Tanzania has collected Tsh615 million ($270,000) as royalty from tanzanite small-scale miners in the first three months of 2018.
This, the government says, is $100,000 more than the total collected in the last three years.
Minerals
minister Angellah Kairuki said the increase (59 per cent) arose after
government introduced controls to curb illegal mining of the blue-violet
gemstone that is only found in Tanzania.
Last year, a
parliamentary committee investigated tanzanite mining and reported that
there was massive smuggling. The investigation revealed that the
country only received 5.2 per cent of revenues from global tanzanite
trade over the past decade.
Last September,
President John Magufuli ordered the military to build a 24km-long wall
with security cameras and checkpoints around tanzanite mining site in
the northern region to control illegal mining and trading activities. He inaugurated the Great Mirerani Wall in April.
"Due
to such steps, the government collected Tsh714.67 million ($313,000) as
royalty for three months with Tsh614.67 million ($270,000) being from
artisanal tanzanite miners," Ms Kairuki told parliament on Thursday.
She was tabling her ministry's budget for the 2018/2019 financial year which starts in July.
Ms
Kairuki said the government had collected Tsh147.14 million ($64,700)

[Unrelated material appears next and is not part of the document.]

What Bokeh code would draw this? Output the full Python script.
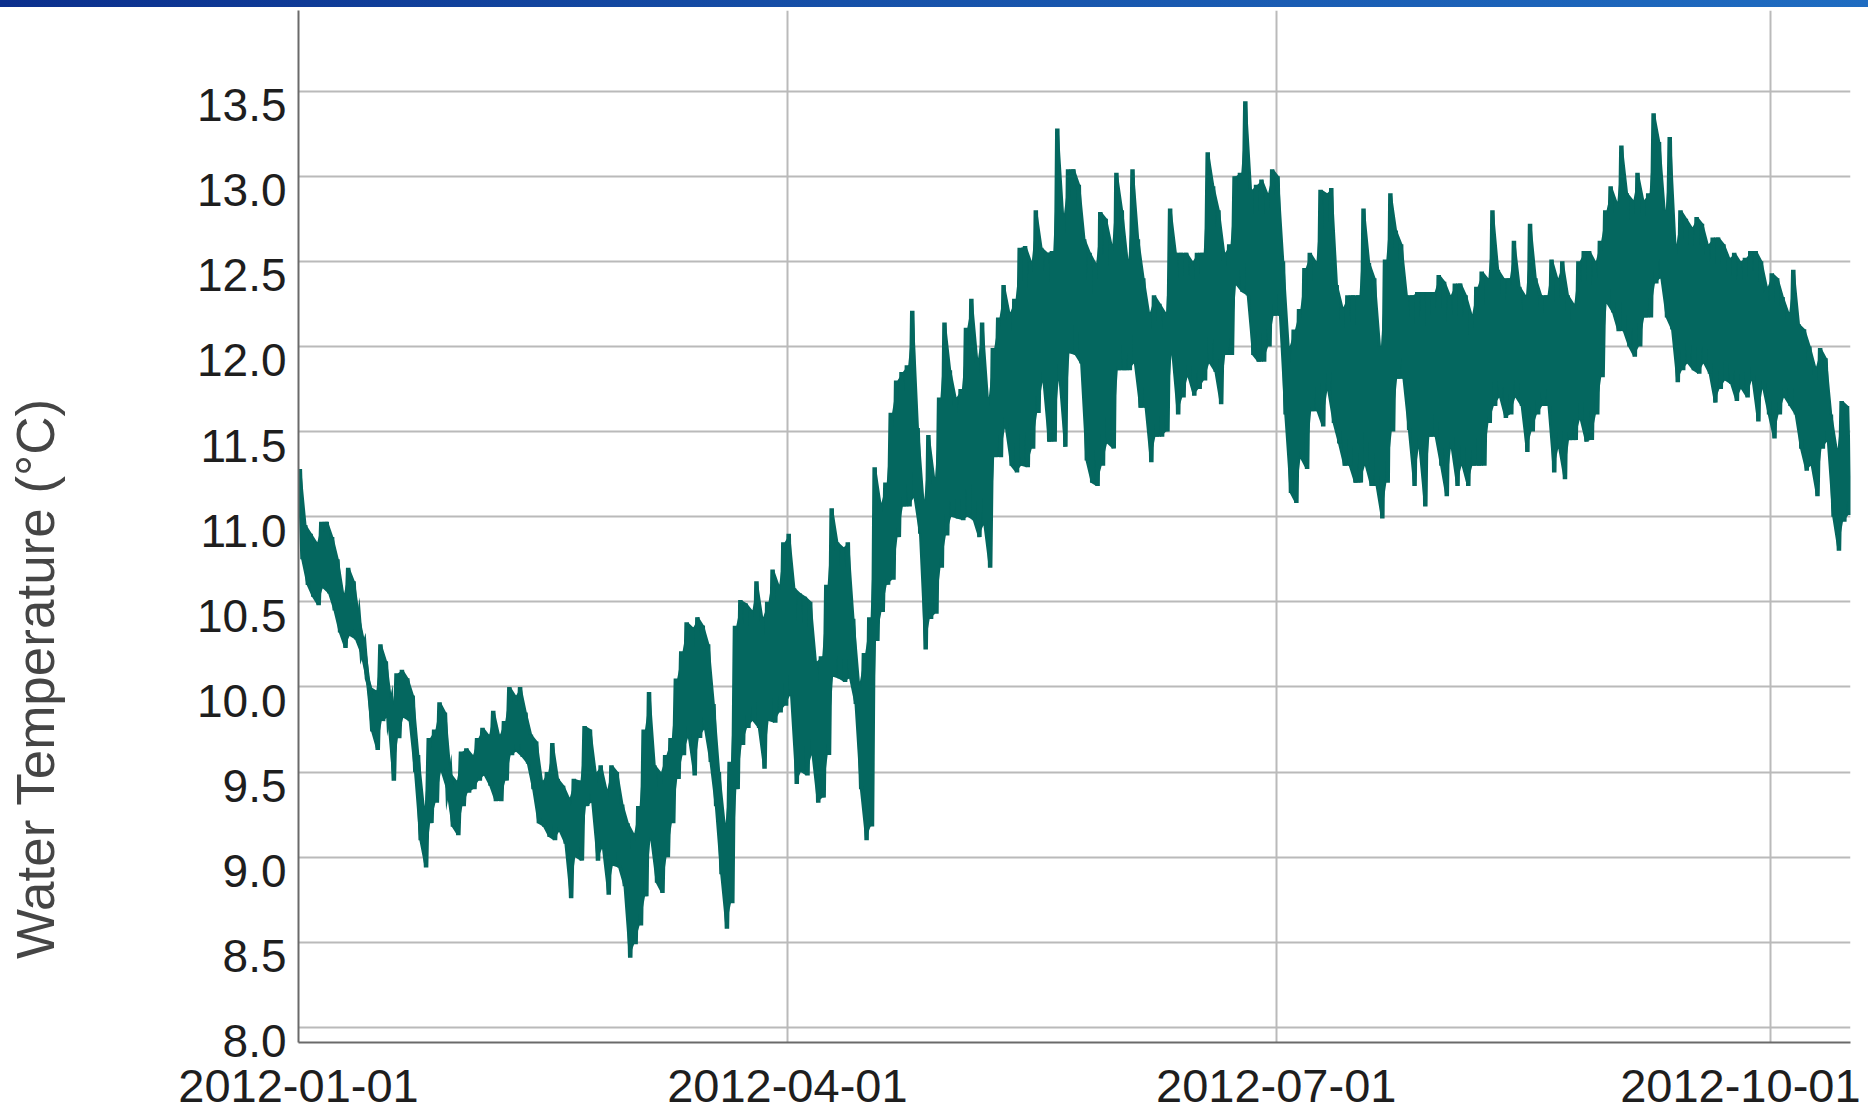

in royalties from the small-scale miners in 2017, Tsh71.86 million
($31,600) in 2016 and Tsh166.85 million ($73,400) in 2015.
The
Minerals budget has increased from Tsh52.445 billion ($23 million) in
the current financial year to Tsh58.9 billion ($26 million).
Ms
Kairuki said her ministry has only received 36 per cent of the current
budget, released in March, and 3.8 per cent of the development budget.
Tanzania
is overhauling its laws in the mining sector to enable it get a bigger
slice of the pie from its vast mineral resources.